DIRECTIVE:
Copy out, from the entries below, each line holding the string "page".

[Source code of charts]
*-*-*
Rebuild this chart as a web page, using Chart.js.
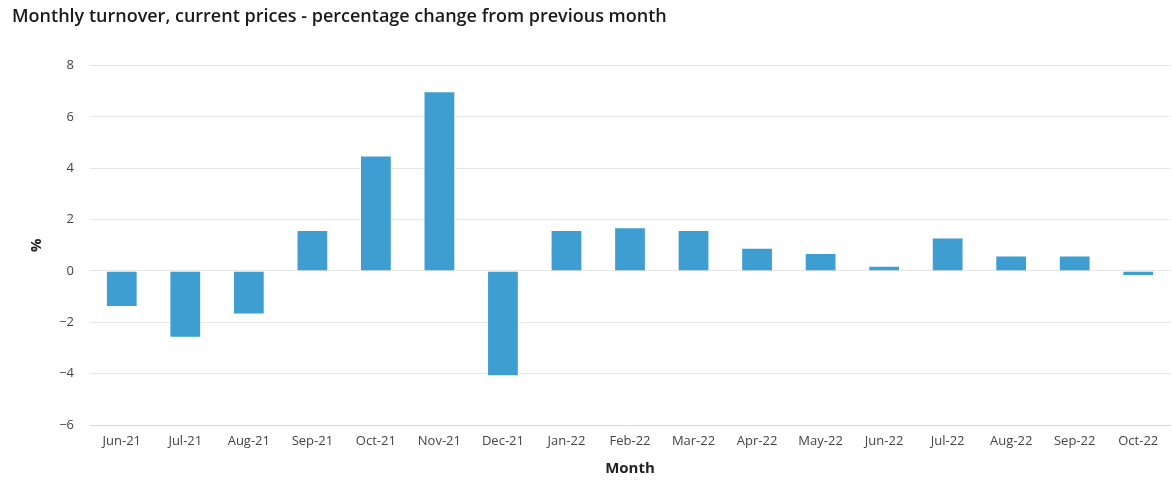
<!DOCTYPE html>
<html>
<head>
<meta charset="utf-8">
<script src="https://cdn.jsdelivr.net/npm/chart.js@4/dist/chart.umd.min.js"></script>
<style>
  html, body { margin: 0; padding: 0; background: #fff; }
  #wrap { width: 1172px; height: 490px; }
</style>
</head>
<body>
<div id="wrap"><canvas id="c" width="1172" height="490"></canvas></div>
<script>
const categories = ["Jun-21","Jul-21","Aug-21","Sep-21","Oct-21","Nov-21","Dec-21","Jan-22","Feb-22","Mar-22","Apr-22","May-22","Jun-22","Jul-22","Aug-22","Sep-22","Oct-22"];
const turnoverChange = [-1.4, -2.6, -1.7, 1.6, 4.5, 7.0, -4.1, 1.6, 1.7, 1.6, 0.9, 0.7, 0.2, 1.3, 0.6, 0.6, -0.2];
const yTicks = { min: -6, max: 8, step: 2 };

const FONT = "'Open Sans', 'Noto Sans', sans-serif";

new Chart(document.getElementById('c'), {
  type: 'bar',
  data: {
    labels: categories,
    datasets: [{
      label: 'Monthly turnover',
      data: turnoverChange,
      backgroundColor: '#3e9dd1',
      borderColor: '#ffffff',
      borderWidth: 1,
      categoryPercentage: 1.0,
      barPercentage: 0.5
    }]
  },
  options: {
    responsive: false,
    animation: false,
    devicePixelRatio: 1,
    layout: { padding: { left: 12, right: 2, top: 0, bottom: 0 } },
    plugins: {
      legend: { display: false },
      tooltip: { enabled: false },
      title: {
        display: true,
        text: 'Monthly turnover, current prices - percentage change from previous month',
        align: 'start',
        color: '#1a1a1a',
        font: { family: FONT, size: 18, weight: '600' },
        padding: { top: 6, bottom: 38 }
      }
    },
    scales: {
      x: {
        grid: { display: false, drawTicks: false },
        border: { display: true, color: '#ccd6eb', width: 1 },
        ticks: { color: '#444', font: { family: FONT, size: 13 }, padding: 8, maxRotation: 0, autoSkip: false },
        title: { display: true, text: 'Month', color: '#222', font: { family: FONT, size: 15, weight: 'bold' }, padding: { top: 4, bottom: 12 } },
        afterFit: (s) => { s.height = 65; }
      },
      y: {
        min: yTicks.min,
        max: yTicks.max,
        ticks: { stepSize: yTicks.step, color: '#444', font: { family: FONT, size: 13 }, padding: 16,
                 callback: (v) => (v < 0 ? '\u2212' + Math.abs(v) : String(v)) },
        grid: { color: '#e6e6e6', drawTicks: false },
        border: { display: false },
        title: { display: true, text: '%', color: '#222', font: { family: FONT, size: 15, weight: 'bold' }, padding: { top: 16, bottom: 0 } },
        afterFit: (s) => { s.width = 78; }
      }
    }
  }
});
</script>
</body>
</html>
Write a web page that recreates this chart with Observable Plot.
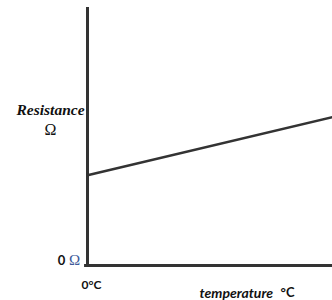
*-*-*
SOLUTION BELOW:
Rebuild this chart as a web page, using Chart.js.
Write a web page that recreates this chart with Observable Plot.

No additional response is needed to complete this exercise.